**WHAT NEEDS TO BE DONE:**
Transcribe the full listing exactly, and drop every picture.

**RAW DATA:**
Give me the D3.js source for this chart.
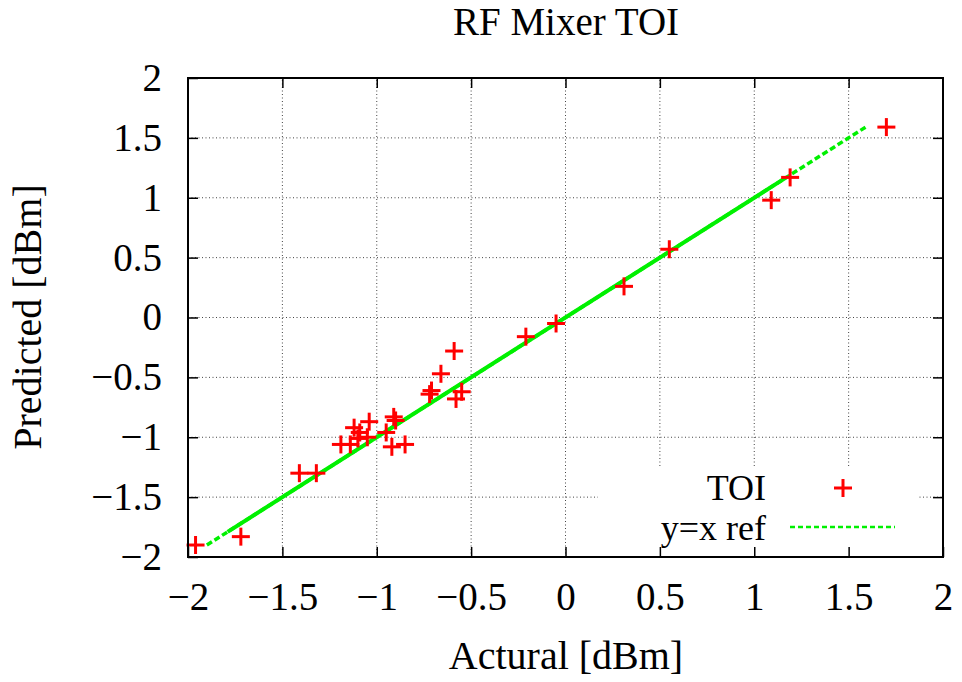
<!DOCTYPE html>
<html>
<head>
<meta charset="utf-8">
<script src="https://cdn.jsdelivr.net/npm/d3@7"></script>
<style>
  html, body { margin: 0; padding: 0; background: #fff; }
  svg { display: block; }
</style>
</head>
<body>
<svg id="chart" width="962" height="682"></svg>
<script>
// ---- data ----
const actual = [-1.96, -1.72, -1.41, -1.32, -1.19, -1.14, -1.12, -1.09, -1.04, -1.05, -1.10,
                -0.95, -0.91, -0.90, -0.92, -0.85, -0.71, -0.72, -0.66, -0.59, -0.55, -0.58,
                -0.21, -0.05, 0.31, 0.55, 1.09, 1.19, 1.70];
const predicted = [-1.90, -1.83, -1.30, -1.30, -1.06, -1.06, -0.92, -0.96, -0.87, -1.00, -1.01,
                   -0.96, -0.83, -0.86, -1.08, -1.06, -0.61, -0.64, -0.47, -0.28, -0.62, -0.68,
                   -0.16, -0.05, 0.26, 0.57, 0.98, 1.17, 1.59];
const refX = [-1.9, 1.6];          // dashed y=x reference
const refSolidX = [-1.79, 1.17];   // solid overlay portion
const xTicks = [-2, -1.5, -1, -0.5, 0, 0.5, 1, 1.5, 2];
const yTicks = [-2, -1.5, -1, -0.5, 0, 0.5, 1, 1.5, 2];
const titleText = "RF Mixer TOI";
const xLabel = "Actural [dBm]";
const yLabel = "Predicted [dBm]";
const legendLabels = ["TOI", "y=x ref"];

// ---- layout ----
const FONT = "'Liberation Serif', Tinos, 'Times New Roman', Times, serif";
const W = 962, H = 682;
const m = { left: 188, right: 962 - 943, top: 78, bottom: 682 - 557 };
const svg = d3.select("#chart");
const x = d3.scaleLinear().domain([-2, 2]).range([m.left, W - m.right]);
const y = d3.scaleLinear().domain([-2, 2]).range([H - m.bottom, m.top]);
const fmt = d => (d < 0 ? "\u2212" + Math.abs(d) : String(d));
const GREEN = "#00f000";

// grid
const grid = svg.append("g");
grid.selectAll("line.gx").data(xTicks.filter(d => d > -2 && d < 2)).join("line")
  .attr("x1", d => x(d)).attr("x2", d => x(d))
  .attr("y1", y(-2)).attr("y2", y(2))
  .attr("stroke", "#444").attr("stroke-width", 1).attr("stroke-dasharray", "1,2.5");
grid.selectAll("line.gy").data(yTicks.filter(d => d > -2 && d < 2)).join("line")
  .attr("y1", d => y(d)).attr("y2", d => y(d))
  .attr("x1", x(-2)).attr("x2", x(2))
  .attr("stroke", "#444").attr("stroke-width", 1).attr("stroke-dasharray", "1,2.5");

// legend background
svg.append("rect").attr("x", 598).attr("y", 467).attr("width", 320).attr("height", 88).attr("fill", "#fff");

// reference lines
const line = d3.line().x(d => x(d)).y(d => y(d));
svg.append("path").attr("d", line(refX)).attr("fill", "none")
  .attr("stroke", GREEN).attr("stroke-width", 3.5).attr("stroke-dasharray", "6,3");
svg.append("path").attr("d", line(refSolidX)).attr("fill", "none")
  .attr("stroke", GREEN).attr("stroke-width", 4);

// points
const arm = 9;
const pts = svg.append("g").attr("stroke", "#ff0000").attr("stroke-width", 3);
actual.forEach((a, i) => {
  const cx = x(a), cy = y(predicted[i]);
  pts.append("line").attr("x1", cx - arm).attr("x2", cx + arm).attr("y1", cy).attr("y2", cy);
  pts.append("line").attr("x1", cx).attr("x2", cx).attr("y1", cy - arm).attr("y2", cy + arm);
});

// axes with inward ticks on all sides
const tl = 10;
const fs = 39;
svg.append("g").attr("transform", `translate(0,${y(-2)})`)
  .call(d3.axisBottom(x).tickValues(xTicks).tickFormat(fmt).tickSizeInner(-tl).tickSizeOuter(0).tickPadding(25))
  .call(g => { g.select(".domain").remove(); g.selectAll("line").attr("stroke", "#000").attr("stroke-width", 1.5);
               g.selectAll("text").attr("fill", "#000").style("font-size", fs + "px").style("font-family", FONT); });
svg.append("g").attr("transform", `translate(0,${y(2)})`)
  .call(d3.axisTop(x).tickValues(xTicks.filter(d => d > -2 && d < 2)).tickFormat("").tickSizeInner(-tl).tickSizeOuter(0))
  .call(g => { g.select(".domain").remove(); g.selectAll("line").attr("stroke", "#000").attr("stroke-width", 1.5); });
svg.append("g").attr("transform", `translate(${x(-2)},0)`)
  .call(d3.axisLeft(y).tickValues(yTicks).tickFormat(fmt).tickSizeInner(-tl).tickSizeOuter(0).tickPadding(26))
  .call(g => { g.select(".domain").remove(); g.selectAll("line").attr("stroke", "#000").attr("stroke-width", 1.5);
               g.selectAll("text").attr("fill", "#000").style("font-size", fs + "px").style("font-family", FONT); });
svg.append("g").attr("transform", `translate(${x(2)},0)`)
  .call(d3.axisRight(y).tickValues(yTicks.filter(d => d > -2 && d < 2)).tickFormat("").tickSizeInner(-tl).tickSizeOuter(0))
  .call(g => { g.select(".domain").remove(); g.selectAll("line").attr("stroke", "#000").attr("stroke-width", 1.5); });

// frame
svg.append("rect").attr("x", x(-2)).attr("y", y(2)).attr("width", x(2) - x(-2)).attr("height", y(-2) - y(2))
  .attr("fill", "none").attr("stroke", "#000").attr("stroke-width", 2);

// legend
const txt = (sel) => sel.style("font-family", FONT).attr("fill", "#000");
svg.append("text").attr("x", 766).attr("y", 500).attr("text-anchor", "end").style("font-size", "36px").call(txt).text(legendLabels[0]);
svg.append("text").attr("x", 766).attr("y", 540).attr("text-anchor", "end").style("font-size", "36px").call(txt).text(legendLabels[1]);
svg.append("line").attr("x1", 843 - arm).attr("x2", 843 + arm).attr("y1", 488).attr("y2", 488).attr("stroke", "#ff0000").attr("stroke-width", 3);
svg.append("line").attr("x1", 843).attr("x2", 843).attr("y1", 488 - arm).attr("y2", 488 + arm).attr("stroke", "#ff0000").attr("stroke-width", 3);
svg.append("line").attr("x1", 790).attr("x2", 895).attr("y1", 527).attr("y2", 527)
  .attr("stroke", GREEN).attr("stroke-width", 2.5).attr("stroke-dasharray", "5,3");

// titles
svg.append("text").attr("x", 566).attr("y", 35).attr("text-anchor", "middle").style("font-size", "39px").call(txt).text(titleText);
svg.append("text").attr("x", 566).attr("y", 669).attr("text-anchor", "middle").style("font-size", "40px").call(txt).text(xLabel);
svg.append("text").attr("transform", "translate(41,317) rotate(-90)").attr("text-anchor", "middle").style("font-size", "40px").call(txt).text(yLabel);
</script>
</body>
</html>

**ANSWER TO THE PROBLEM:**
Give me the D3.js source for this chart.
<!DOCTYPE html>
<html>
<head>
<meta charset="utf-8">
<script src="https://cdn.jsdelivr.net/npm/d3@7"></script>
<style>
  html, body { margin: 0; padding: 0; background: #fff; }
  svg { display: block; }
</style>
</head>
<body>
<svg id="chart" width="962" height="682"></svg>
<script>
// ---- data ----
const actual = [-1.96, -1.72, -1.41, -1.32, -1.19, -1.14, -1.12, -1.09, -1.04, -1.05, -1.10,
                -0.95, -0.91, -0.90, -0.92, -0.85, -0.71, -0.72, -0.66, -0.59, -0.55, -0.58,
                -0.21, -0.05, 0.31, 0.55, 1.09, 1.19, 1.70];
const predicted = [-1.90, -1.83, -1.30, -1.30, -1.06, -1.06, -0.92, -0.96, -0.87, -1.00, -1.01,
                   -0.96, -0.83, -0.86, -1.08, -1.06, -0.61, -0.64, -0.47, -0.28, -0.62, -0.68,
                   -0.16, -0.05, 0.26, 0.57, 0.98, 1.17, 1.59];
const refX = [-1.9, 1.6];          // dashed y=x reference
const refSolidX = [-1.79, 1.17];   // solid overlay portion
const xTicks = [-2, -1.5, -1, -0.5, 0, 0.5, 1, 1.5, 2];
const yTicks = [-2, -1.5, -1, -0.5, 0, 0.5, 1, 1.5, 2];
const titleText = "RF Mixer TOI";
const xLabel = "Actural [dBm]";
const yLabel = "Predicted [dBm]";
const legendLabels = ["TOI", "y=x ref"];

// ---- layout ----
const FONT = "'Liberation Serif', Tinos, 'Times New Roman', Times, serif";
const W = 962, H = 682;
const m = { left: 188, right: 962 - 943, top: 78, bottom: 682 - 557 };
const svg = d3.select("#chart");
const x = d3.scaleLinear().domain([-2, 2]).range([m.left, W - m.right]);
const y = d3.scaleLinear().domain([-2, 2]).range([H - m.bottom, m.top]);
const fmt = d => (d < 0 ? "\u2212" + Math.abs(d) : String(d));
const GREEN = "#00f000";

// grid
const grid = svg.append("g");
grid.selectAll("line.gx").data(xTicks.filter(d => d > -2 && d < 2)).join("line")
  .attr("x1", d => x(d)).attr("x2", d => x(d))
  .attr("y1", y(-2)).attr("y2", y(2))
  .attr("stroke", "#444").attr("stroke-width", 1).attr("stroke-dasharray", "1,2.5");
grid.selectAll("line.gy").data(yTicks.filter(d => d > -2 && d < 2)).join("line")
  .attr("y1", d => y(d)).attr("y2", d => y(d))
  .attr("x1", x(-2)).attr("x2", x(2))
  .attr("stroke", "#444").attr("stroke-width", 1).attr("stroke-dasharray", "1,2.5");

// legend background
svg.append("rect").attr("x", 598).attr("y", 467).attr("width", 320).attr("height", 88).attr("fill", "#fff");

// reference lines
const line = d3.line().x(d => x(d)).y(d => y(d));
svg.append("path").attr("d", line(refX)).attr("fill", "none")
  .attr("stroke", GREEN).attr("stroke-width", 3.5).attr("stroke-dasharray", "6,3");
svg.append("path").attr("d", line(refSolidX)).attr("fill", "none")
  .attr("stroke", GREEN).attr("stroke-width", 4);

// points
const arm = 9;
const pts = svg.append("g").attr("stroke", "#ff0000").attr("stroke-width", 3);
actual.forEach((a, i) => {
  const cx = x(a), cy = y(predicted[i]);
  pts.append("line").attr("x1", cx - arm).attr("x2", cx + arm).attr("y1", cy).attr("y2", cy);
  pts.append("line").attr("x1", cx).attr("x2", cx).attr("y1", cy - arm).attr("y2", cy + arm);
});

// axes with inward ticks on all sides
const tl = 10;
const fs = 39;
svg.append("g").attr("transform", `translate(0,${y(-2)})`)
  .call(d3.axisBottom(x).tickValues(xTicks).tickFormat(fmt).tickSizeInner(-tl).tickSizeOuter(0).tickPadding(25))
  .call(g => { g.select(".domain").remove(); g.selectAll("line").attr("stroke", "#000").attr("stroke-width", 1.5);
               g.selectAll("text").attr("fill", "#000").style("font-size", fs + "px").style("font-family", FONT); });
svg.append("g").attr("transform", `translate(0,${y(2)})`)
  .call(d3.axisTop(x).tickValues(xTicks.filter(d => d > -2 && d < 2)).tickFormat("").tickSizeInner(-tl).tickSizeOuter(0))
  .call(g => { g.select(".domain").remove(); g.selectAll("line").attr("stroke", "#000").attr("stroke-width", 1.5); });
svg.append("g").attr("transform", `translate(${x(-2)},0)`)
  .call(d3.axisLeft(y).tickValues(yTicks).tickFormat(fmt).tickSizeInner(-tl).tickSizeOuter(0).tickPadding(26))
  .call(g => { g.select(".domain").remove(); g.selectAll("line").attr("stroke", "#000").attr("stroke-width", 1.5);
               g.selectAll("text").attr("fill", "#000").style("font-size", fs + "px").style("font-family", FONT); });
svg.append("g").attr("transform", `translate(${x(2)},0)`)
  .call(d3.axisRight(y).tickValues(yTicks.filter(d => d > -2 && d < 2)).tickFormat("").tickSizeInner(-tl).tickSizeOuter(0))
  .call(g => { g.select(".domain").remove(); g.selectAll("line").attr("stroke", "#000").attr("stroke-width", 1.5); });

// frame
svg.append("rect").attr("x", x(-2)).attr("y", y(2)).attr("width", x(2) - x(-2)).attr("height", y(-2) - y(2))
  .attr("fill", "none").attr("stroke", "#000").attr("stroke-width", 2);

// legend
const txt = (sel) => sel.style("font-family", FONT).attr("fill", "#000");
svg.append("text").attr("x", 766).attr("y", 500).attr("text-anchor", "end").style("font-size", "36px").call(txt).text(legendLabels[0]);
svg.append("text").attr("x", 766).attr("y", 540).attr("text-anchor", "end").style("font-size", "36px").call(txt).text(legendLabels[1]);
svg.append("line").attr("x1", 843 - arm).attr("x2", 843 + arm).attr("y1", 488).attr("y2", 488).attr("stroke", "#ff0000").attr("stroke-width", 3);
svg.append("line").attr("x1", 843).attr("x2", 843).attr("y1", 488 - arm).attr("y2", 488 + arm).attr("stroke", "#ff0000").attr("stroke-width", 3);
svg.append("line").attr("x1", 790).attr("x2", 895).attr("y1", 527).attr("y2", 527)
  .attr("stroke", GREEN).attr("stroke-width", 2.5).attr("stroke-dasharray", "5,3");

// titles
svg.append("text").attr("x", 566).attr("y", 35).attr("text-anchor", "middle").style("font-size", "39px").call(txt).text(titleText);
svg.append("text").attr("x", 566).attr("y", 669).attr("text-anchor", "middle").style("font-size", "40px").call(txt).text(xLabel);
svg.append("text").attr("transform", "translate(41,317) rotate(-90)").attr("text-anchor", "middle").style("font-size", "40px").call(txt).text(yLabel);
</script>
</body>
</html>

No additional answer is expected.